Mrs. Standridge turned in her chair and looked at Jesse as if he were the one who had disappointed her. “The point is, I accept your offer. Yes, you can escort me back to the City. The sooner the better.”
* * *
Jesse had been hunting runners for the first few months of 1877.
His bosses at the City had given him the assignment, ostensibly as a reward for his work with Elizabeth, also as a way to make profitable use of his skills and to get him away from Tower Two, where he was still viewed with suspicion. As it turned out, he liked the work. In those few months he had seen more of the country than he had ever expected to, and the constant travel was usefully distracting. It tired him out and helped him sleep.

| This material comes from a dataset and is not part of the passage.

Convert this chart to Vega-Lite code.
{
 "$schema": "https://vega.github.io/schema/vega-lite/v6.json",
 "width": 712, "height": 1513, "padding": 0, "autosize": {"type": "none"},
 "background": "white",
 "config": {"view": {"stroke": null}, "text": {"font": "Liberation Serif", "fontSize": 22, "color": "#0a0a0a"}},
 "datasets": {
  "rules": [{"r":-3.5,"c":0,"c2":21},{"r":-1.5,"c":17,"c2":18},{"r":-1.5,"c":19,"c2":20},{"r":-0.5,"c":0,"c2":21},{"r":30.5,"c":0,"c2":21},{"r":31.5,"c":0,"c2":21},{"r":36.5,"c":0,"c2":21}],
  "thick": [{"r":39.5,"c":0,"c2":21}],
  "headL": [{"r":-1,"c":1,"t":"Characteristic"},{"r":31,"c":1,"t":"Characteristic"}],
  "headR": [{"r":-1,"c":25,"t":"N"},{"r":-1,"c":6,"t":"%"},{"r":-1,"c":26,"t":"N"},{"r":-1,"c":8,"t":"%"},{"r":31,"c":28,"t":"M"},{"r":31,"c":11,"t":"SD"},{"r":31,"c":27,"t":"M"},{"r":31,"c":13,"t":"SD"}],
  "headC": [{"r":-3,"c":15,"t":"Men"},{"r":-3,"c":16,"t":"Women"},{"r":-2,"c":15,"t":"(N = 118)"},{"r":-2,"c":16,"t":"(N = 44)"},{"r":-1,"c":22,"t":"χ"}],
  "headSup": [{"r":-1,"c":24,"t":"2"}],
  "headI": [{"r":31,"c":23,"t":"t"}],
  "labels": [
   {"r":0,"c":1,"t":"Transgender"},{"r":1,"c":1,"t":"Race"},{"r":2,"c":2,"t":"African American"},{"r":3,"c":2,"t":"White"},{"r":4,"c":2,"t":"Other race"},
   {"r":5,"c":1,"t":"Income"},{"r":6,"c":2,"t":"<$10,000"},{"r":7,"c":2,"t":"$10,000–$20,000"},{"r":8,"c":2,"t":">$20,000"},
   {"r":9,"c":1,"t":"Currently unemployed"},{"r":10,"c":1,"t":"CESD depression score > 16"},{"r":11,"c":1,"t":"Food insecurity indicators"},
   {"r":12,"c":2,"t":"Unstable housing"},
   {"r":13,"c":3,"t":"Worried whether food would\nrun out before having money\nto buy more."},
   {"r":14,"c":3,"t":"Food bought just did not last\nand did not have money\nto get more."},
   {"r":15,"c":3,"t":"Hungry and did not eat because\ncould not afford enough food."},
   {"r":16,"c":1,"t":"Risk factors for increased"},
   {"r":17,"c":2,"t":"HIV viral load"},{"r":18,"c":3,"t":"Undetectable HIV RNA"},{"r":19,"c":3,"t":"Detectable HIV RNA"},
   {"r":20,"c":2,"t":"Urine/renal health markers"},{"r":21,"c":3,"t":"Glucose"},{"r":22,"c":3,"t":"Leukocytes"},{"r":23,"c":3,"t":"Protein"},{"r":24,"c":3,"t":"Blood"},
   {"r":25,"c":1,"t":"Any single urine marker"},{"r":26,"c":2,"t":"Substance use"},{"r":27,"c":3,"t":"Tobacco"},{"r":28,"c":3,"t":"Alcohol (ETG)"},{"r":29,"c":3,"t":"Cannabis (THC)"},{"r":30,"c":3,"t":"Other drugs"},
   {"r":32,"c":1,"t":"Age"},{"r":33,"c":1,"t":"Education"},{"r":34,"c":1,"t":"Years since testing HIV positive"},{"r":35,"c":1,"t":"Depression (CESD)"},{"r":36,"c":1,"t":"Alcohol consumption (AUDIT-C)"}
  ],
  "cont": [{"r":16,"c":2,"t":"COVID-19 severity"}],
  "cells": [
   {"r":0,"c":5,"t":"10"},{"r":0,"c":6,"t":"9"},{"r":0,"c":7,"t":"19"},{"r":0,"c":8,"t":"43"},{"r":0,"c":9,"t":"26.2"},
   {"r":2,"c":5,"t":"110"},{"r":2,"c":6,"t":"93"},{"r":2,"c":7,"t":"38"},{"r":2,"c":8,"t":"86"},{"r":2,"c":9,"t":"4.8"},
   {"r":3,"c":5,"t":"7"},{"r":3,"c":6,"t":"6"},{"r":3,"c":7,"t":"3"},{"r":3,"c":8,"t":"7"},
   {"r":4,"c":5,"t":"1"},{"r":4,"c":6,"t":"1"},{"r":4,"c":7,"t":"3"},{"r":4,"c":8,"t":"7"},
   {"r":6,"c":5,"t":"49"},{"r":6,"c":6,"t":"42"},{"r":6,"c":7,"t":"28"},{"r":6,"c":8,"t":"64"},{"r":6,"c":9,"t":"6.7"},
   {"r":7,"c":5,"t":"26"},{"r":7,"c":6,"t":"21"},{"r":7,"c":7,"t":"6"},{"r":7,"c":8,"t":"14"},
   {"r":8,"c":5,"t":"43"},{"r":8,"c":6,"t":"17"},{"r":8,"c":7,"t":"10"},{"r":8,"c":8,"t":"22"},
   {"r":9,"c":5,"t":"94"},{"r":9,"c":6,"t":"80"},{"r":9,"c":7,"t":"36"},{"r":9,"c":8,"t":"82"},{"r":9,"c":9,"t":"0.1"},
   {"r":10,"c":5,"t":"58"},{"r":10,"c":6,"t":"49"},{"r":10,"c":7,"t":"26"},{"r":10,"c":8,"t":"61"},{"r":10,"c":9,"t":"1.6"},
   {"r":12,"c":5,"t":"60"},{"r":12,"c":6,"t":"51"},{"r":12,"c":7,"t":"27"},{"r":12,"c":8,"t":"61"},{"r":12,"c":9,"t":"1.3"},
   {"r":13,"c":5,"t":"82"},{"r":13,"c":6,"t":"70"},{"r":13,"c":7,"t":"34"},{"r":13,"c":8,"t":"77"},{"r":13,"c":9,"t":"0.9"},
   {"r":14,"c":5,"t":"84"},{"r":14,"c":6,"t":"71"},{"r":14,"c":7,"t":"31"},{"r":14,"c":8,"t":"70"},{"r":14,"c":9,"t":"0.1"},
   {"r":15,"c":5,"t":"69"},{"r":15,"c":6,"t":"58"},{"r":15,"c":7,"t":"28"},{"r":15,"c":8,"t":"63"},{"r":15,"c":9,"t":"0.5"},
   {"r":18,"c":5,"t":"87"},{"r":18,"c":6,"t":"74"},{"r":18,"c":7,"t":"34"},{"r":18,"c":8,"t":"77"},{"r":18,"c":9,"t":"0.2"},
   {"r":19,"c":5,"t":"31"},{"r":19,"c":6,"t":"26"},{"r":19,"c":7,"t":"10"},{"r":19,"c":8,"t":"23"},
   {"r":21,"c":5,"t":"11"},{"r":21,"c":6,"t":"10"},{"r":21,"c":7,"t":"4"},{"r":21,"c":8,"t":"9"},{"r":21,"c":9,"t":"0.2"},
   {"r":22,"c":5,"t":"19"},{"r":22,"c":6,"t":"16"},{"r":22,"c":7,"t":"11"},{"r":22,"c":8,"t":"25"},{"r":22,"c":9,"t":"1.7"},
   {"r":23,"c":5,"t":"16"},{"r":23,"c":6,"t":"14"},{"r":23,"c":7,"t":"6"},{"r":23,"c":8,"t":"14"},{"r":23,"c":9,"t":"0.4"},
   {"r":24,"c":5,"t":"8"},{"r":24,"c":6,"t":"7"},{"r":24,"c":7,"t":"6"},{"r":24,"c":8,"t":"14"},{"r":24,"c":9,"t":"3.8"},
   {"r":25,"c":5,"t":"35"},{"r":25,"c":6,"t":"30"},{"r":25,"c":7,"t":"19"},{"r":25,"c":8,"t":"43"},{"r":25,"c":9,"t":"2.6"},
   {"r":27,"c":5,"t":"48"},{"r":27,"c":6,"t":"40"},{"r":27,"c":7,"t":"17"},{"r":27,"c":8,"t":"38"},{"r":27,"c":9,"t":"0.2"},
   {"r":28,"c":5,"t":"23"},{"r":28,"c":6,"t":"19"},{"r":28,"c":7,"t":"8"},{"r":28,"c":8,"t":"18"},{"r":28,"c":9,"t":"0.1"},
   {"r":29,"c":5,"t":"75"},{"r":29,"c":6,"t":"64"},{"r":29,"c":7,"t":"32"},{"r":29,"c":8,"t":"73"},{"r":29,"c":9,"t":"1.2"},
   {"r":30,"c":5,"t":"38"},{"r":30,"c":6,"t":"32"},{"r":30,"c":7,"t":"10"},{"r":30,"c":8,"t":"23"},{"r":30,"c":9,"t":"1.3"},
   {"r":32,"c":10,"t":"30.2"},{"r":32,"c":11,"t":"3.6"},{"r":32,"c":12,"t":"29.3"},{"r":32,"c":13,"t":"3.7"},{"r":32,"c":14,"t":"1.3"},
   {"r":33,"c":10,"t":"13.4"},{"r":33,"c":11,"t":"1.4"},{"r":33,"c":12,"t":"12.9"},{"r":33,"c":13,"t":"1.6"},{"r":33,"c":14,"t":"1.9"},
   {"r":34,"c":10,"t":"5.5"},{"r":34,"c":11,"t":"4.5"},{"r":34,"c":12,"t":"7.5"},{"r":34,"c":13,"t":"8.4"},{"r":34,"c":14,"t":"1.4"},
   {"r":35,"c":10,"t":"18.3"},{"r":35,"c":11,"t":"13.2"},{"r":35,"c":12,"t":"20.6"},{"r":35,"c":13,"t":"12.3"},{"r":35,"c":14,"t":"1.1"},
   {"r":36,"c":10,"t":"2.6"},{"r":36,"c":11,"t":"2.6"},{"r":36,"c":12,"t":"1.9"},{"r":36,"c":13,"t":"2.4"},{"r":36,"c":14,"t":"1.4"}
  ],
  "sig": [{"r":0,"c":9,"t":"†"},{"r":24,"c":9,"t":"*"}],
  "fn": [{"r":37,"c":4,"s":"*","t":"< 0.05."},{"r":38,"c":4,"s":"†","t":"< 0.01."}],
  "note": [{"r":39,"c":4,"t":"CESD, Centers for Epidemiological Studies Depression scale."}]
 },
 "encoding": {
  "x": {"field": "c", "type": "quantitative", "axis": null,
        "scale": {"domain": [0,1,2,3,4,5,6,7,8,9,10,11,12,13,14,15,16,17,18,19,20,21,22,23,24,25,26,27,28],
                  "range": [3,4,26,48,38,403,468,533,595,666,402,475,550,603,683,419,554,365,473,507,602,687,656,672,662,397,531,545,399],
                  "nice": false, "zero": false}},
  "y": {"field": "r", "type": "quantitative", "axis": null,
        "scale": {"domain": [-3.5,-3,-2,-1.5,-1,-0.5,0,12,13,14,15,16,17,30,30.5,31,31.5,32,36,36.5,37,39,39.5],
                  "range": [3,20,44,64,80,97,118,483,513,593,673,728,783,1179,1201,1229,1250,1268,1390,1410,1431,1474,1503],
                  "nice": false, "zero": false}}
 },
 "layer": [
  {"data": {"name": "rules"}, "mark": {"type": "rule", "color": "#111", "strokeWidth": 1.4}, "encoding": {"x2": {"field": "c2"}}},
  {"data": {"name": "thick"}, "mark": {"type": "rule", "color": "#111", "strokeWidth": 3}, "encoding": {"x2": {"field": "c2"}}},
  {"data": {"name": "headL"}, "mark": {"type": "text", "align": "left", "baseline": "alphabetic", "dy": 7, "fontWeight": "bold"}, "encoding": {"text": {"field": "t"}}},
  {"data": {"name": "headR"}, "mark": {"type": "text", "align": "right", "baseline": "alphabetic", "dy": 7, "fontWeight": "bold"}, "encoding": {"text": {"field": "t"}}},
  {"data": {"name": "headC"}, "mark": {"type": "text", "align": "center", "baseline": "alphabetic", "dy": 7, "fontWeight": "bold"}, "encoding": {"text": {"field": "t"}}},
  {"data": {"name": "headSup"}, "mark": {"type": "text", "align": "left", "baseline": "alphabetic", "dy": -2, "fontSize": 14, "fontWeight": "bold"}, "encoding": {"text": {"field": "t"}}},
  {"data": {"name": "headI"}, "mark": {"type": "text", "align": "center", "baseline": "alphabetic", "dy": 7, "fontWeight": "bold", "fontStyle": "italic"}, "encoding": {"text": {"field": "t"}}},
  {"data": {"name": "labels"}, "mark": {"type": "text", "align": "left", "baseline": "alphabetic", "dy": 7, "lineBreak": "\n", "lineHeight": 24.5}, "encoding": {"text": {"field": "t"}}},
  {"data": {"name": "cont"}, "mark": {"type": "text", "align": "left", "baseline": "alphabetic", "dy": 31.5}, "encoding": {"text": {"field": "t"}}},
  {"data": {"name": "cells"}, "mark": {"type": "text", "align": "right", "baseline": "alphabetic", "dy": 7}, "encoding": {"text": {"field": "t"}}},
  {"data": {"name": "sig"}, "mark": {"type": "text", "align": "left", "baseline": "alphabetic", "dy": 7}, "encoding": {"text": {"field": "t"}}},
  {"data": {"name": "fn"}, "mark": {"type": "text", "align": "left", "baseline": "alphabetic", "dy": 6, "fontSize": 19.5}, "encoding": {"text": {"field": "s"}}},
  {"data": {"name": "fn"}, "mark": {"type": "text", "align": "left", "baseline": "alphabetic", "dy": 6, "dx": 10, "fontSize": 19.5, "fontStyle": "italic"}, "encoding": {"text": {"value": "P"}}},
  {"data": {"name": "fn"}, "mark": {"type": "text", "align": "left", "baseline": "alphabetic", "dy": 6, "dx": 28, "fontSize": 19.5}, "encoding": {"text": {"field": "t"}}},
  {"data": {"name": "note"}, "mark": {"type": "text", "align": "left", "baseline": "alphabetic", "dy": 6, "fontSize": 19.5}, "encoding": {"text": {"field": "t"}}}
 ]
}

“Runners” were people from the future who booked passage on one of the City’s excursions and jumped ship, generally with the aim of staying permanently in this century. Such people couldn’t be compelled to return—the City had no such legal authority in the America of 1877—but they could be offered a last chance at a ticket home without sanction, if they could be found. Most runners were like Mrs. Standridge, imaginative individuals acting out of romantic illusions; most, like Mrs. Standridge, were happy to accept a reprieve from the reality they had been forced to confront. That was true even of the less idealistic runners, the ones who planned to make a fortune by “inventing” some device they had read about in a history book or investing in a commercial stock they knew would improve. As a rule, the practical aspects of the question confounded them. Or they came to understand that the money they had hoped to earn wouldn’t buy them, in this century, anything they really wanted.